The Treaty of Versailles ending World War I is often used to explain long term German animosity to the peace and a chief reason for the rise of Adolf Hitler and the Nazi Party. Hitler skillfully reminded the German people that the uneven treaty had cost Germany much. The resultant social, political, and economic problems faced by post-war Germany contributed to the national humiliation, a prime factor in the rise of the Nazis, according to many historians. But are these conclusions truly reliable, or are there other factors that must be considered.

Dismal Conditions Exacerbate Deeper Humiliations

The Versailles Treaty demanded billions of dollars in war reparations. French troops occupied the Rhineland area of Germany to ensure compliance with the treaty. Imperial Germany was broken apart, its colonies distributed to the victors. Millions of ethnic Germans in areas like Silesia and the Sudentenland suddenly found themselves under the political jurisdictions of non-German regimes.

The German military was severely down-sized, an air force was forbidden, and the navy – the pride of Kaiser Wilhelm II, was used for target practice. Politically, Germany was torn by revolution as various factions sought control of state governments from Hamburg to Bavaria. Eventually, the Weimar constitution provided a feeble framework that would never lead to any semblance of democracy.

Lack of food and starvation, followed by Depression and high unemployment, ultimately dictated the need for decisive change. Yet the question remains as to whether the German people supported the Nazis and helped elevate Hitler to power solely on the basis of the Nazi promises and programs.

What the Nazis Provided Humiliated Germans With

Perhaps the most potent appeal of the NASDP was the focus on hyper-nationalism resurrecting the notion of Das Volk. Hitler’s speeches emphasized a greater Germany, the promise of a 1,000 year Reich. The very image of the term Reich recalled the heady days of the Second Reich when Bismarck unified Germany as well as the first Reich, identified with the formation of the Holy Roman Empire.

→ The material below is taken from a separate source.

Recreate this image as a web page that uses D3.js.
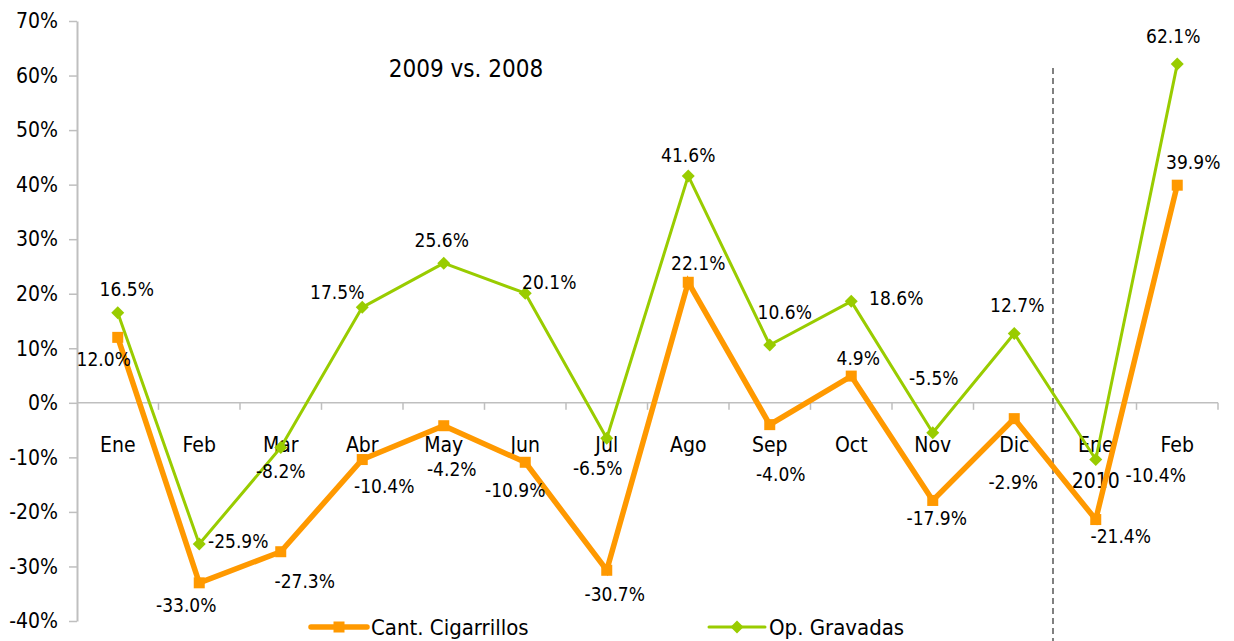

In one speech at Nuremberg, Hitler told the masses “German lies before us, Germany marches within us, and Germany comes after us (follows).” Hitler not only appealed to the working masses, the same group of people targeted by Social Democrats and the Communists (KPD), but received the support of the Catholic Church and, though reluctantly, the military. In many newsreels, Hitler is surrounded by generals and party cronies as well as the occasional Catholic bishop. In the jubilant crowds, nuns are seen waving.

Catholics, of course, supported Hitler because of the Nazi aversion to Communism. But beyond the many factors that propelled Hitler into power in 1933, it was the patriotic appeal to the restoration of Germany’s former glory that won the hearts and minds of Germans. This also helps to explain why non-party members enlisted in the military services once the war began in 1939.

Anti-Semitism is also used as a factor and it is true that many Germans, most notably in the south, were anti-Semitic. But Anti-Semitism was also strong in France and Poland, two countries that bore the brunt of Blitzkrieg and brutal occupation. To be sure, the Nazis used the Jews as a scapegoat, blaming them for the nation’s post-war ills and equating them with Communist tendencies (several prominent Communist leaders were Jews).

Isolating the Many Factors Attributed to Hitler’s Political Success

It may be too simplistic to attribute Hitler’s success to any one cause or even a series of causes. The Nazi Party, though making impressive gains, never captured a solid parliamentary majority. Why so many Germans ultimately cast their support for the Nazis up to and through 1933 may be far more difficult to assess.